Selasa 25 Jul 2023 12:08 WIB

Kejagung Tetapkan 2 Pejabat ESDM Tersangka Korupsi Tambang Nikel

Kejaksaan Agung menetapkan dua pejabat ESDM jadi tersangka korupsi tambang nikel.

Rep: Bambang Noroyono/ Red: Bilal Ramadhan
Pejabat Kementerian ESDM, EVT yang ditetapkan menjadi tersangka di Kejaksaan Agung.
Foto: Kejaksaan Agung
Pejabat Kementerian ESDM, EVT yang ditetapkan menjadi tersangka di Kejaksaan Agung.

REPUBLIKA.CO.ID, JAKARTA — Dua pejabat dari Kementerian Enerji dan Sumber Daya Mineral (Kemen ESDM), SM dan EVT ditetapkan sebagai tersangka dalam lanjutan penyidikan korupsi pertambangan nikel PT Aneka Tambang (ANTAM) di Sulawesi Tenggara (Sultra). Kepala Pusat Penerangan dan Hukum (Kapuspenkum) Kejaksaan Agung (Kejagung) Ketut Sumedana mengatakan, SM ditetapkan tersangka selaku kepala Geologi Kemen ESDM dan EVT ditetapkan tersangka terkait perannya selaku evaluator kerja dan anggaran biaya Kementerian ESDM.
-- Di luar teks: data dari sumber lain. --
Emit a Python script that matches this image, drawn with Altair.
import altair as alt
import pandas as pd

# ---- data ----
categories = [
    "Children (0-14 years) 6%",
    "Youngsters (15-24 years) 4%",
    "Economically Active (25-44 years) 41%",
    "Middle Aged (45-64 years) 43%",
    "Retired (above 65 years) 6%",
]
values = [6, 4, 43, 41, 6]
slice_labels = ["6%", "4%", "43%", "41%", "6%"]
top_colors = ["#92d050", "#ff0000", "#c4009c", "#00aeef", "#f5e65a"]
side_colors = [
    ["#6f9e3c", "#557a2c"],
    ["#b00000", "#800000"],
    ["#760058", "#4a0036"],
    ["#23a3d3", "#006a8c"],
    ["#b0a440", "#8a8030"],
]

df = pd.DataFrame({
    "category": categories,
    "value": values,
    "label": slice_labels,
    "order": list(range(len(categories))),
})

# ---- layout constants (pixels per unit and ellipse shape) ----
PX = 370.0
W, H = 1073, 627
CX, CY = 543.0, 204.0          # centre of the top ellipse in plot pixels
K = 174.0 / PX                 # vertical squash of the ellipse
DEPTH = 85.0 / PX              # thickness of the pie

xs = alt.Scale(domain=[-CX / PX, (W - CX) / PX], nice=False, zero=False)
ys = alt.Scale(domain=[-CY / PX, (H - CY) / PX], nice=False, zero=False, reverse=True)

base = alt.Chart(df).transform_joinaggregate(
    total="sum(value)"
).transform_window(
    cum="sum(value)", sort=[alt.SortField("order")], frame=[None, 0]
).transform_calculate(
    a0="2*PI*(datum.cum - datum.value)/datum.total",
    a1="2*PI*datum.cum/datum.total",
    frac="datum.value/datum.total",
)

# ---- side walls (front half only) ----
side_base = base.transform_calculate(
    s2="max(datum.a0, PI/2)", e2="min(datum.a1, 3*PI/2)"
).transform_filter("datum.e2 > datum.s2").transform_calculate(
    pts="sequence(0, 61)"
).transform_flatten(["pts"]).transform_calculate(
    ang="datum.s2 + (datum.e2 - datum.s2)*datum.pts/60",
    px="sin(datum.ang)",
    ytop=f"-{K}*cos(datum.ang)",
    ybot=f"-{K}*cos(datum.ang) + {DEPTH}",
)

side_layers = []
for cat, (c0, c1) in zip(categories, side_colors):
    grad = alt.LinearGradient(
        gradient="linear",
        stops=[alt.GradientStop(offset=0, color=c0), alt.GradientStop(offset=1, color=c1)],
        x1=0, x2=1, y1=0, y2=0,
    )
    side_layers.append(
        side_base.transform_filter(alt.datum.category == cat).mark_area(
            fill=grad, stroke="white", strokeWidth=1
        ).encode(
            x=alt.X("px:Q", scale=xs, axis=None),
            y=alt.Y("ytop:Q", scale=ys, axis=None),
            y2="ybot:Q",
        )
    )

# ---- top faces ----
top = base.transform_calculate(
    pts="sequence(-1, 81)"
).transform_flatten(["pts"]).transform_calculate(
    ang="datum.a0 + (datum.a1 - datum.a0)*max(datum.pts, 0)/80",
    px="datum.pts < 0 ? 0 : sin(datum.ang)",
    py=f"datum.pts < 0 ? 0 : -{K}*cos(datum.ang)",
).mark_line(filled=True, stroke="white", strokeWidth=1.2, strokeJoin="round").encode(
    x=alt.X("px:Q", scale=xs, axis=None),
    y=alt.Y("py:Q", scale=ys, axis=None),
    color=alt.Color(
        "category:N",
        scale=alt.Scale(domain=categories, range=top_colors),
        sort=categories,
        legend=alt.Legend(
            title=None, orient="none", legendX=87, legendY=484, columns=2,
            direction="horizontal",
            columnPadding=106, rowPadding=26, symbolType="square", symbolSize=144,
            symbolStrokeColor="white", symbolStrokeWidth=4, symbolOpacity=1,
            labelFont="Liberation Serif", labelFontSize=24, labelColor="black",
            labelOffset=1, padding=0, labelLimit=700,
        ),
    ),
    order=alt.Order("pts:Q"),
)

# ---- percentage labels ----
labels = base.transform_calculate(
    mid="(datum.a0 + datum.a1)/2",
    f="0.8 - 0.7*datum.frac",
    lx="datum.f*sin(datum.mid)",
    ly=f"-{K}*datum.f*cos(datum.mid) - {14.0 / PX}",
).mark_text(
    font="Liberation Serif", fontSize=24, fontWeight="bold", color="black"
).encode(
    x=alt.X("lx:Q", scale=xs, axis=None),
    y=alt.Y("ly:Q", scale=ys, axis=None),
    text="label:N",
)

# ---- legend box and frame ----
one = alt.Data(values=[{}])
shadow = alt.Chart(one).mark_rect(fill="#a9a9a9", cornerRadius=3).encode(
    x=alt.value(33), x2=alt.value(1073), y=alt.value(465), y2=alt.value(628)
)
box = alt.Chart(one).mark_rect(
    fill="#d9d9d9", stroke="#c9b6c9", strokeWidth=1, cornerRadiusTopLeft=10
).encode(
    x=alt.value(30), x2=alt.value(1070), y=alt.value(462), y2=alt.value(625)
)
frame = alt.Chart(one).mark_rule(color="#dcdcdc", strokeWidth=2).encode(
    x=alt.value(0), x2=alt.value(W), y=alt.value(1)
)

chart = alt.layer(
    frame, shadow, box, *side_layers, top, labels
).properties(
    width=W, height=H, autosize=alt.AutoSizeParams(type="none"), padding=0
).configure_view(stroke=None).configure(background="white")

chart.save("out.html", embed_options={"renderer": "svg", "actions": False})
Kedua tersangka, SM dan EVT diumumkan ke publik pada Senin (24/7/2023). Ketut menerangkan, setelah ditetapkan tersangka, SM dan EVT pun dilakan penahanan di Rumah Tahanan (Rutan) Salemba, cabang Kejakgung, di Jakarta. “SM dan EVT ditetapkan tersangka atas perannya dalam memproses penerbitan rencana kerja anggaran biaya (RKAB) dalam perkara tindak pidana korupsi pertambangan ore nikel PT ANTAM di Blok Mandiodo, Sulawesi Tenggara,” kata Ketut, Selasa (25/7/2023).

Baca Juga

Ketut menjelaskan peran SM dan EVT dalam perkara tersebut. Dikatakan kedua tersangka itu adalah penyelenggara negara yang menerbitkan RKAB 2022 sebesar 1,5 juta metrik ton ore nikel untuk PT Kabaena Kromit Prtama. Keduanya juga menerbitkan RKAB tambahan juta ton lainnya untuk perusahaan pertambangan di kawasan Blok Mandiodo. Namun, diketahui RKAB tersebut, diterbitkan untuk perusahaan-perusahaan yang tak memiliki izin usaha pertambangan (IUP) di wilayah yang tak mengandung deposit atau cadangan ore nikel. 

Dalam penyidikan terungkap, kata Ketut, beberapa RKAB yang diterbitkan oleh SM dan EVT tersebut, adalah milik dan dalam pengelolaan induk PT Lawu Agung Mining (LAM). Sementara PT LAM sendiri, kata Ketut, melakukan aktivitas pertambangan di wilayah IUP PT ANTAM. Dan dalam aktivitas pertambangan LAM di wilayah ANTAM tersebut melakukan penjualan ore nikel melalui PT Kabaena Promit Pratama dan beberapa perusahaan lainnya. “Yang mengakibatkan kekayaan negara berupa ore nikel milik negara melalui PT ANTAM dinikmati hasilnya oleh pemilik PT LAM, PT Kabaena Kromit Pratama, dan pihak-pihak lainnya,” ujar Ketut.